Do not attempt to disable or remove the camera. Evidence matters enormously in these cases.
FAQ
Q: Can a hidden camera work if I turn off the room's power? A: Yes. Most covert cameras have internal rechargeable batteries that last 8–24 hours. Some models with SD card recording can run for 30+ hours on a full charge. Cutting power to a room won't necessarily deactivate a planted device.
Q: How small are modern hidden cameras? A: Actually very small. Current pinhole cameras are available in modules as small as 1cm x 1cm, and some buttonhole cameras fit in objects thinner than a dime. The lens aperture itself can be under 2mm — genuinely invisible unless you're looking for it.
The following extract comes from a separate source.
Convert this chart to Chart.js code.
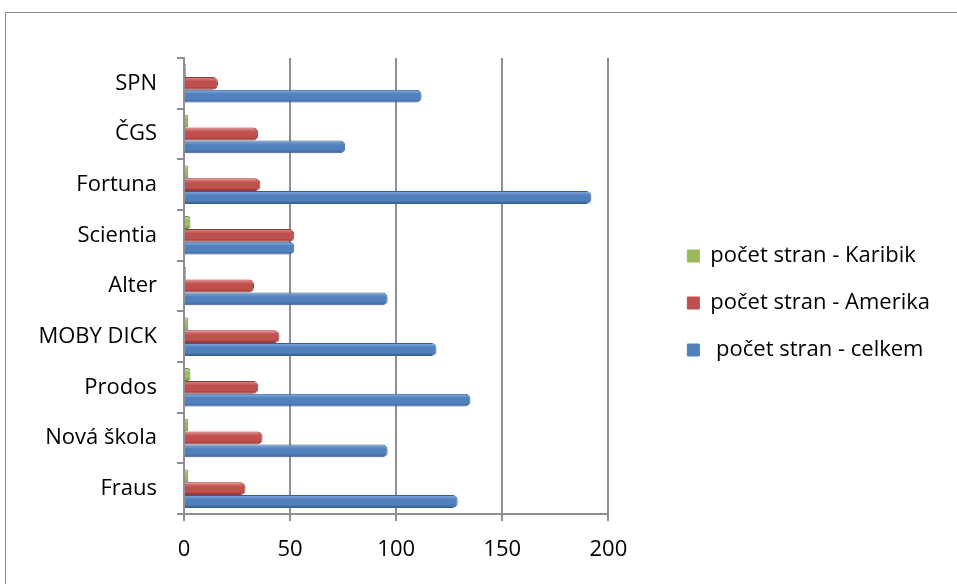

Q: Does the front camera trick work on all phones? A: It works on most Android phones and older iPhones. Newer iPhones (iPhone 13 and later) have improved IR filtering on the front camera that reduces but doesn't eliminate this technique. Try it on your TV remote first to check your phone's sensitivity.
Q: Are RF detectors worth buying? A: For frequent travelers — yes, actually. A reliable detector like the JMDHKK K18 costs around $30 and takes 5 minutes per room. If you stay in hotels or Airbnbs more than 10 nights a year, the peace of mind is worth it. Occasional travelers can skip it and rely on the phone and flashlight methods.
Q: What if the hotel camera is wired and not transmitting? A: Wired cameras won't show on RF scans or network scans. That's why the physical inspection and lens reflection methods matter — they catch cameras regardless of how they transmit. A flashlight sweep in the dark is actually your best tool against wired pinhole cameras.